Vikram Chandra
Juegos sagrados
Mondadori, 2007. 1088 páginas. 30 euros.
Excesiva y fabulosa esta novela de Vikram Chandra, Juegos sagrados. Un texto que a lo largo de 1.002 páginas se expande en una fantástica arborescencia similar a los miniados de piedra de esos templos hindúes devorados por las selvas. Capítulos que se alargan como una secuencia de Antonioni, en los que se va desgranando una épica sobre la amistad, la traición, la violencia, el deslumbrante poder de las modernas urbes, y un rosario de misterios en la mejor tradición de la narrativa victoriana.
Numerosas tramas y personajes se entrecruzan con ese espíritu ubérrimo de la India, con sus millones de almas, miles de dioses y cientos de lenguas: policías enamoradizos, estrellas de Bollywood, bellísimas prostitutas de Mumbai, visionarios religiosos, agentes perdidos en guerras secretas en los inhóspitos y helados picos del Himalaya, románticos y despiadados mafiosos que descubren el extraño vacío que hay tras alcanzar los sueños… Siete años tardó el autor en completar este monumental fresco sobre el universo hindú, tan dickensiano, tan clariniano –de Clarín–; un dédalo de creencias, idiomas, castas, historias que le harán exclamar como Diderot que a nadie pertenezco y a todos, antes de entrar en este castillo ya estaba allí, quedaré aquí cuando salga. Especias, ruido, asimetría, giros y vistas yuxtapuestas, la novela tiene un comienzo atronador: un policía acude a capturar a Gaitonde, un capo mafioso asediado en su búnker particular, y empieza a conversar con él a través de un interfono, una charla apocalíptica, lisérgica, que terminará con el inexplicable suicidio del criminal y el de una mujer que le acompañaba.
A partir de ahí una investigación ‘sui generis’ en el que ambas biografías se entrecruzarán como las espirales de las dobles hélices de nuestros genes, una saga trágica con ecos del Tony Montana de ‘El precio del poder’ o del Vito Corleone de ‘El Padrino’, prolijo de dramatis personae, un avispero, un turbulento e inabarcable mosaico. Superpoblación urbana, guerrillas maoístas, sucios enfrentamientos en Cachemira, caciquismos locales, palacios de oro con cielos de perlas, starlets y productores de cine, terrorismo nuclear, santones y asesinos… todo cabe en esta lucha de diversas contrafuerzas tectónicas, en este plano de la existencia elaborado con la misma sabiduría artesanal conque otro autor indio, Suketu Mehta, pergeñó su sobrecogedora Bombay. Ciudad total.
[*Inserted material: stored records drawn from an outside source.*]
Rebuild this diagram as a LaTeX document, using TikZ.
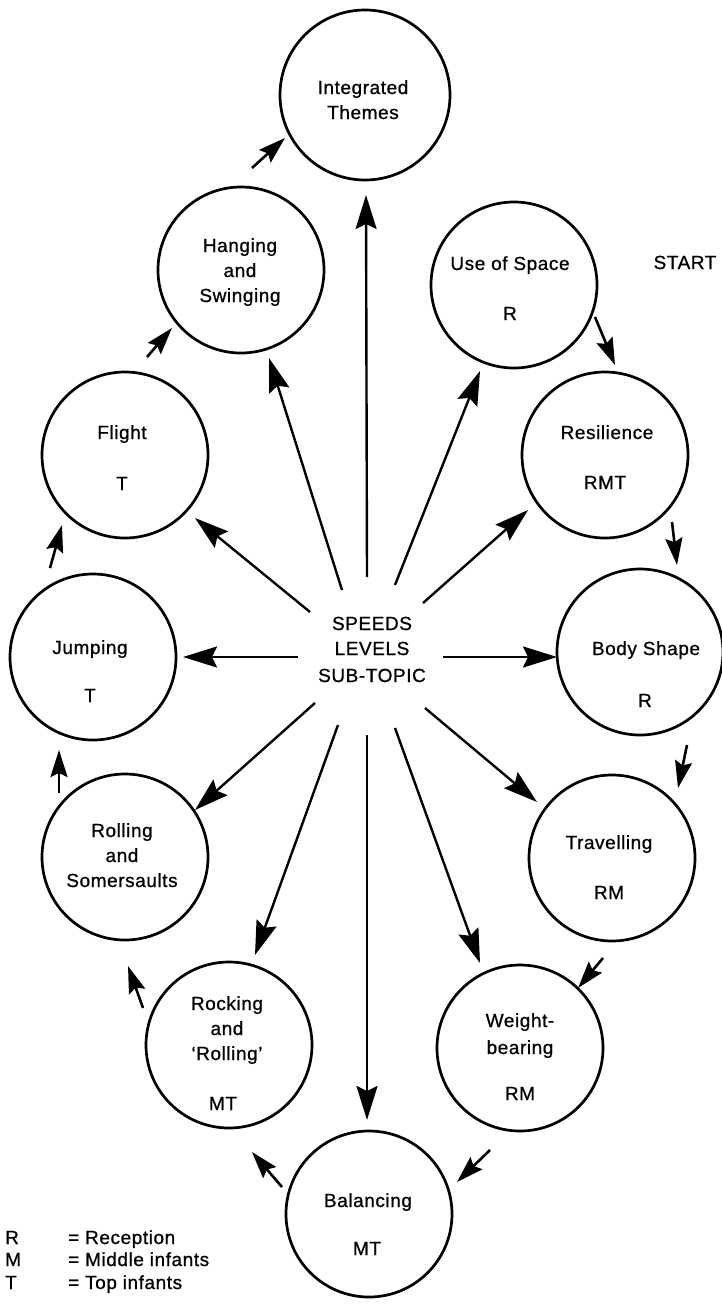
\documentclass[tikz,border=0pt]{standalone}
\usepackage{fontspec}
\setmainfont{Liberation Sans}[LetterSpace=3,FakeBold=0.8]
\usetikzlibrary{arrows.meta,calc}
\begin{document}
\begin{tikzpicture}[x=1pt,y=-1pt,
  topic/.style={draw,circle,line width=2.7pt,minimum size=166pt,inner sep=0pt},
  lbl/.style={font=\fontsize{19}{22}\selectfont,inner sep=0pt,anchor=base},
  leg/.style={font=\fontsize{19}{22}\selectfont,inner sep=0pt,anchor=base west},
  ringarrow/.style={line width=2.6pt,-{Stealth[length=27pt,width=17pt,inset=4pt]}},
  spoke/.style={line width=2.4pt,-{Stealth[length=34pt,width=21pt,inset=5pt]}}]
\useasboundingbox (0,0) rectangle (722,1304);

% circles
\node[topic,minimum size=170pt] (integ) at (365,95) {};
\node[topic] (hang) at (241,270) {};
\node[topic] (uos) at (514,285) {};
\node[topic] (flight) at (125,455) {};
\node[topic] (res) at (605,455) {};
\node[topic] (jump) at (93,657) {};
\node[topic] (body) at (640,652) {};
\node[topic] (roll) at (125,857) {};
\node[topic] (trav) at (612,858) {};
\node[topic] (rock) at (229,1045) {};
\node[topic] (weight) at (520,1048) {};
\node[topic] (bal) at (369,1214) {};

% texts
\node[lbl] (tInteg1) at (363,94) {Integrated};
\node[lbl] (tInteg2) at (363,119) {Themes};
\node[lbl] (tHang1) at (240,252) {Hanging};
\node[lbl] (tHang2) at (240,277) {and};
\node[lbl] (tHang3) at (240,302) {Swinging};
\node[lbl] (tUos1) at (510,270) {Use of Space};
\node[lbl] (tUos2) at (510,320) {R};
\node[lbl] (tFl1) at (122,439) {Flight};
\node[lbl] (tFl2) at (122,490) {T};
\node[lbl] (tRes1) at (607,439) {Resilience};
\node[lbl] (tRes2) at (605,489) {RMT};
\node[lbl] (tJu1) at (90,654) {Jumping};
\node[lbl] (tJu2) at (90,702) {T};
\node[lbl] (tBo1) at (646,655) {Body Shape};
\node[lbl] (tBo2) at (645,707) {R};
\node[lbl] (tRo1) at (122,837) {Rolling};
\node[lbl] (tRo2) at (122,862) {and};
\node[lbl] (tRo3) at (122,887) {Somersaults};
\node[lbl] (tTr1) at (609,849) {Travelling};
\node[lbl] (tTr2) at (609,899) {RM};
\node[lbl] (tRk1) at (227,1010) {Rocking};
\node[lbl] (tRk2) at (227,1035) {and};
\node[lbl] (tRk3) at (227,1060) {`Rolling'};
\node[lbl] (tRk4) at (223,1110) {MT};
\node[lbl] (tWe1) at (520,1027) {Weight-};
\node[lbl] (tWe2) at (520,1054) {bearing};
\node[lbl] (tWe3) at (520,1100) {RM};
\node[lbl] (tBa1) at (368,1207) {Balancing};
\node[lbl] (tBa2) at (367,1255) {MT};
\node[lbl] (start) at (685,269) {START};

% centre text
\node[inner sep=0pt] (c) at (372,648) {};
\node[lbl] (c1) at (372,630) {SPEEDS};
\node[lbl] (c2) at (372,655) {LEVELS};
\node[lbl] (c3) at (372,682) {SUB-TOPIC};

% legend
\node[leg] (lR) at (5,1244) {R};
\node[leg] (lR2) at (68,1244) {= Reception};
\node[leg] (lM) at (5,1266) {M};
\node[leg] (lM2) at (68,1266) {= Middle infants};
\node[leg] (lT) at (5,1289) {T};
\node[leg] (lT2) at (68,1289) {= Top infants};

% ring arrows
\draw[ringarrow] ($(hang)+(11,-102)$) -- ($(integ)+(-80,43)$);
\draw[ringarrow] ($(flight)+(22,-98)$) -- ($(hang)+(-69,58)$);
\draw[ringarrow] ($(jump)+(-43,-89)$) -- ($(flight)+(-63,70)$);
\draw[ringarrow] ($(roll)+(-66,-64)$) -- ($(jump)+(-34,93)$);
\draw[ringarrow] ($(rock)+(-86,-37)$) -- ($(roll)+(3,109)$);
\draw[ringarrow] ($(bal)+(-87,-27)$) -- ($(rock)+(23,107)$);
\draw[ringarrow] ($(weight)+(-30,102)$) -- ($(bal)+(88,-32)$);
\draw[ringarrow] ($(trav)+(-9,100)$) -- ($(weight)+(58,-60)$);
\draw[ringarrow] ($(body)+(47,93)$) -- ($(trav)+(66,-70)$);
\draw[ringarrow] ($(res)+(67,67)$) -- ($(body)+(37,-87)$);
\draw[ringarrow] ($(uos)+(81,32)$) -- ($(res)+(10,-90)$);

% spokes
\draw[spoke] ($(c)+(-5,-71)$) -- ($(integ)+(1,100)$);
\draw[spoke] ($(c)+(-30,-58)$) -- ($(hang)+(28,88)$);
\draw[spoke] ($(c)+(23,-63)$) -- ($(uos)+(-34,86)$);
\draw[spoke] ($(c)+(51,-45)$) -- ($(res)+(-77,55)$);
\draw[spoke] ($(c)+(-62,-36)$) -- ($(flight)+(70,63)$);
\draw[spoke] ($(c)+(-74,9)$) -- ($(jump)+(90,0)$);
\draw[spoke] ($(c)+(71,9)$) -- ($(body)+(-83,5)$);
\draw[spoke] ($(c)+(-57,55)$) -- ($(roll)+(70,-47)$);
\draw[spoke] ($(c)+(-34,77)$) -- ($(rock)+(26,-90)$);
\draw[spoke] ($(c)+(-5,87)$) -- ($(bal)+(-2,-94)$);
\draw[spoke] ($(c)+(23,80)$) -- ($(weight)+(-40,-85)$);
\draw[spoke] ($(c)+(53,60)$) -- ($(trav)+(-75,-56)$);
\end{tikzpicture}
\end{document}
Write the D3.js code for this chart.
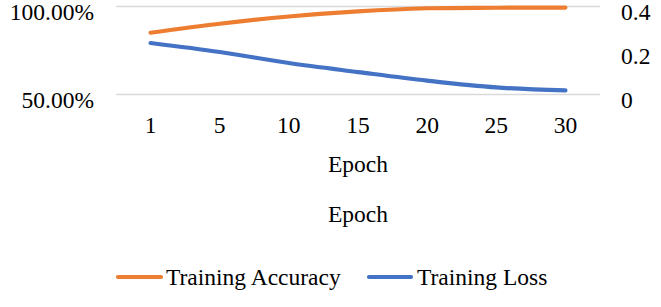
<!DOCTYPE html>
<html>
<head>
<meta charset="utf-8">
<script src="https://cdn.jsdelivr.net/npm/d3@7/dist/d3.min.js"></script>
<style>
  html, body { margin: 0; padding: 0; background: #fff; }
  svg { display: block; }
  svg text { font-family: "Liberation Serif", "Times New Roman", "DejaVu Serif", serif; fill: #000; }
</style>
</head>
<body>
<svg id="chart" width="661" height="307"></svg>
<script>
const epochs = ["1", "5", "10", "15", "20", "25", "30"];
const trainingAccuracy = [0.851, 0.902, 0.943, 0.972, 0.990, 0.993, 0.994];
const trainingLoss = [0.234, 0.193, 0.143, 0.102, 0.063, 0.032, 0.019];
const leftTicks = [0.5, 1.0];
const rightTicks = [0, 0.2, 0.4];
const seriesNames = ["Training Accuracy", "Training Loss"];
const seriesColors = ["#ED7D31", "#4472C4"];
const xTitle = "Epoch";

const svg = d3.select("#chart");
const fs = 23.5;
const plot = { left: 116, right: 600, top: 6.5, bottom: 94.5 };

const x = d3.scaleBand().domain(epochs).range([plot.left, plot.right]).padding(0);
const yL = d3.scaleLinear().domain([0.5, 1.0]).range([plot.bottom, plot.top]);
const yR = d3.scaleLinear().domain([0, 0.4]).range([plot.bottom, plot.top]);
const cx = d => x(d) + x.bandwidth() / 2;

// gridlines (primary axis)
svg.append("g").selectAll("line").data(leftTicks).join("line")
  .attr("x1", plot.left).attr("x2", plot.right)
  .attr("y1", d => yL(d)).attr("y2", d => yL(d))
  .attr("stroke", "#D9D9D9").attr("stroke-width", 1.3);

function styleAxis(g) {
  g.attr("font-family", null).attr("font-size", null);
  g.select(".domain").remove();
  g.selectAll("text").attr("font-size", fs).attr("fill", "#000");
}

// left axis
const gL = svg.append("g").attr("transform", `translate(${plot.left},0)`)
  .call(d3.axisLeft(yL).tickValues(leftTicks).tickFormat(d3.format(".2%")).tickSize(0).tickPadding(22));
styleAxis(gL);
gL.selectAll("text").attr("dy", 13);

// right axis
const gR = svg.append("g").attr("transform", `translate(${plot.right},0)`)
  .call(d3.axisRight(yR).tickValues(rightTicks).tickFormat(d3.format("~g")).tickSize(0).tickPadding(21));
styleAxis(gR);
gR.selectAll("text").attr("dy", 13);

// bottom axis
const gX = svg.append("g").attr("transform", `translate(0,${plot.bottom})`)
  .call(d3.axisBottom(x).tickSize(0));
styleAxis(gX);
gX.selectAll("text").attr("y", 38.5).attr("dy", 0);

// axis titles (appears twice in the reference)
const midX = (plot.left + plot.right) / 2;
[172, 222].forEach(yy => {
  svg.append("text").attr("x", midX).attr("y", yy).attr("text-anchor", "middle")
    .attr("font-size", fs).text(xTitle);
});

// lines
const lineAcc = d3.line().x((d, i) => cx(epochs[i])).y(d => yL(d)).curve(d3.curveCardinal.tension(0));
const lineLoss = d3.line().x((d, i) => cx(epochs[i])).y(d => yR(d)).curve(d3.curveCardinal.tension(0));

svg.append("path").attr("d", lineAcc(trainingAccuracy))
  .attr("fill", "none").attr("stroke", seriesColors[0]).attr("stroke-width", 4.2)
  .attr("stroke-linecap", "round").attr("stroke-linejoin", "round");
svg.append("path").attr("d", lineLoss(trainingLoss))
  .attr("fill", "none").attr("stroke", seriesColors[1]).attr("stroke-width", 4.2)
  .attr("stroke-linecap", "round").attr("stroke-linejoin", "round");

// legend
const legendItems = [
  { name: seriesNames[0], color: seriesColors[0], x1: 118, x2: 161, tx: 166 },
  { name: seriesNames[1], color: seriesColors[1], x1: 369, x2: 411, tx: 417 }
];
const ly = 277;
const lg = svg.append("g");
legendItems.forEach(it => {
  lg.append("line").attr("x1", it.x1).attr("x2", it.x2).attr("y1", ly).attr("y2", ly)
    .attr("stroke", it.color).attr("stroke-width", 4.2).attr("stroke-linecap", "round");
  lg.append("text").attr("x", it.tx).attr("y", ly + 7.5).attr("font-size", fs).text(it.name);
});
</script>
</body>
</html>
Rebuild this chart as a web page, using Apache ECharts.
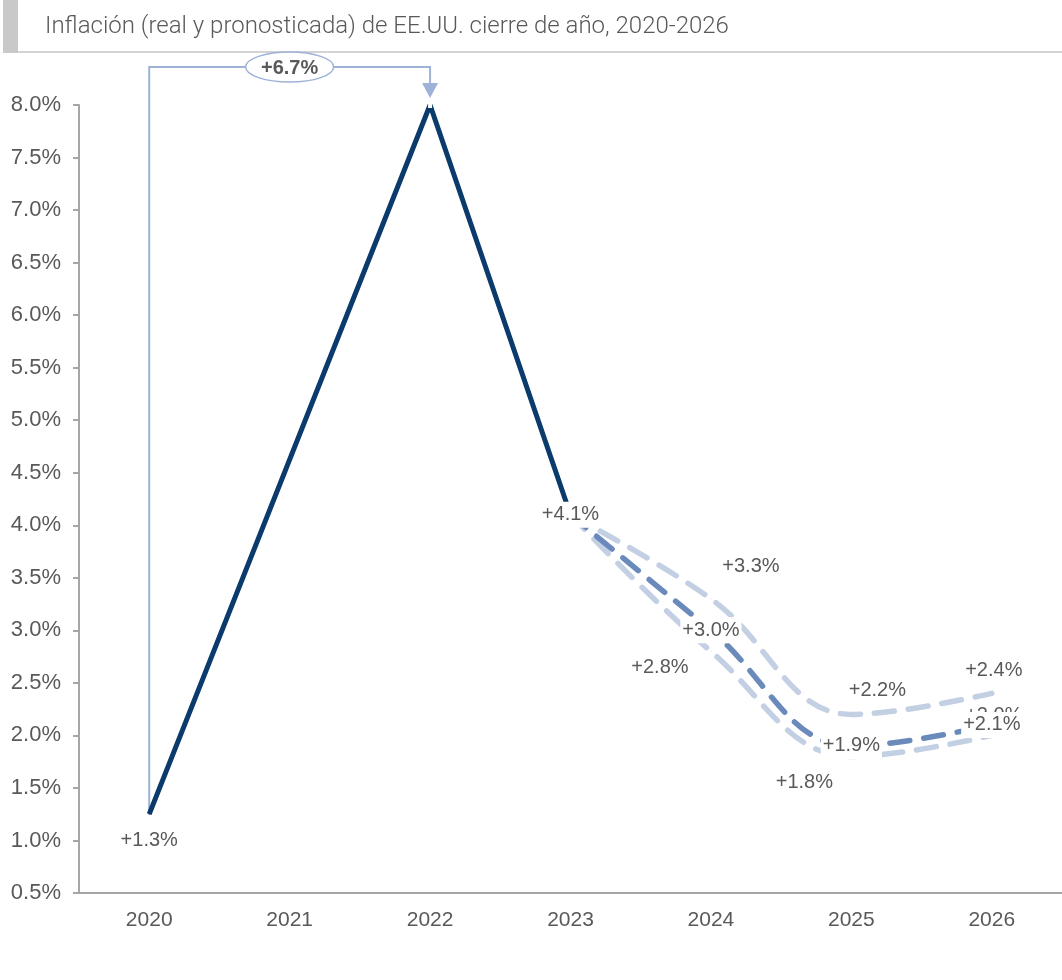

Juegos sagrados, unos juegos que vienen de la tradición hindú que habla del eterno juego –Lila, en sánscrito–, de Señor del Universo, que parece burlarse de sus criaturas cambiando las reglas a capricho o actuando como si no las hubiera. Un juego serio e intrascendente, sagrado y profano, placentero y doloroso, personal y universal, que sólo la muerte detendrá.
Son 1.002 páginas, pero Chandra podría haberle añadido 2.000 más y seguiríamos leyendo. Frases, frases y más frases que se engarzan unas con otras y que a veces resplandecen como petisas esmeraldas: un enemigo confundido siempre es mejor que uno impresionado pero cuidadoso. Que nos subestimen; un hombre que tiene miedo es un hombre que todavía tiene algo que perder; un tigre es hermoso como tigre, pero si intenta convertirse en una oveja se transforma en una abominación; había poder en él, una especie de certeza, he ahí un hombre que sabe quién es… Lila, el universo como campo de juegos de Dios. Lila, que empiecen los Juegos…
Nota: reseña ya publicada en El Comercio.